It seems to me that as soon as a flower proves that it has no problem surviving in a particular climate, someone slaps the label “wildflower”. To we snobbish gardeners, being a wildflower is like being the trailer park beauty queen. All the boys want her number but nobody is taking her to the party. Such is the case with the marsh marigold.
The marsh marigold, or cowslip as it’s known to its close friends, is a wildflower. Technically, as the name would imply, marsh marigolds grow in marshy areas. Most descriptions of it would imply that they will only grow in consistently wet and shady areas, but from personal experience, I can honesty state these things will grow anywhere except severe drought.
It grows beautifully all over my yard and my neighbor’s yard (which is where I snitched them from to begin with). It grows best where the ground is consistently wet and the light is shady, but there are many areas where it only gets marsh like conditions for a few weeks per year. The rest of the year, the conditions are dry with normal rainfall providing the water. As a matter of fact, my neighbor has theirs up on a mound that could not possibly stay wet all year.
Marsh marigolds bloom in early spring and are done blooming by late spring.
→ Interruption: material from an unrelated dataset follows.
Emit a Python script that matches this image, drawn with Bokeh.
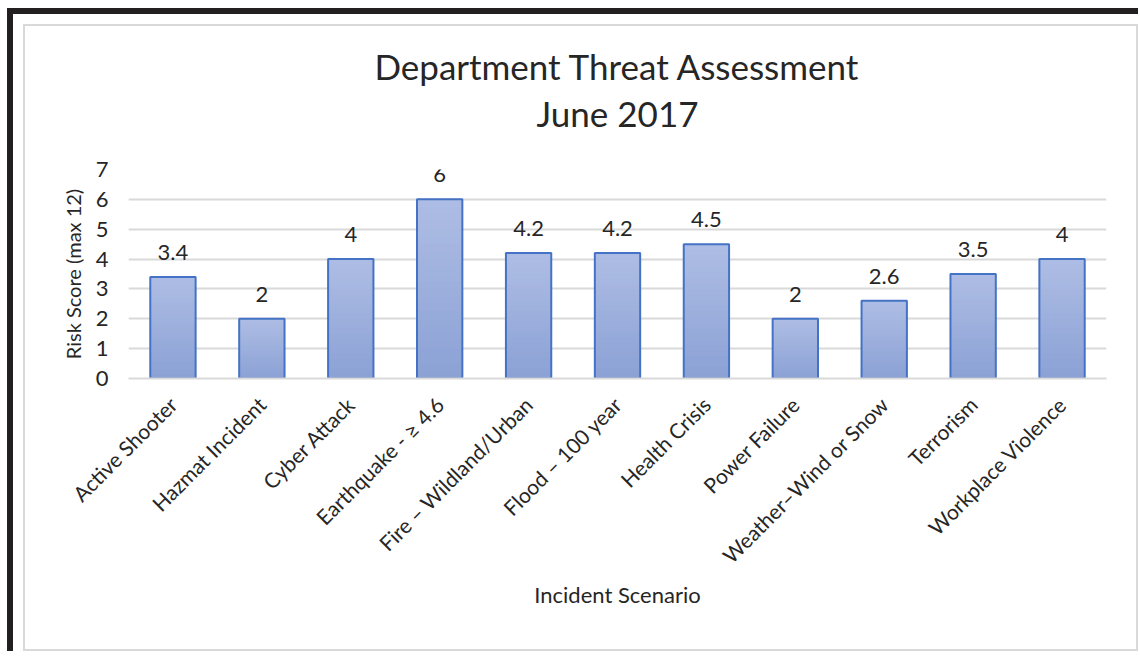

After that, their dark green, ruffled heart shaped leaves make a great ground cover for the remainder of the year. From what I can tell, they are evergreen. So even in the winter months, they add a nice green color to an otherwise drab winter.
The flowers are yellow and are family to buttercups. It has knock-off petals that look like the petals you would pay big bucks for but in fact they are really petaloid sepals.
Best of all, when the rest of the garden is still trying to decide if it is safe to come out yet, marsh marigolds are dotting the world with little yellow spots of sunshine.
The real problem is that they are easy. Easy flowers just don’t get the respect that they should. The gardeners all talk about how great those wildflowers are but your big box nursery just would not approve of that kind of “wildflower” relationship.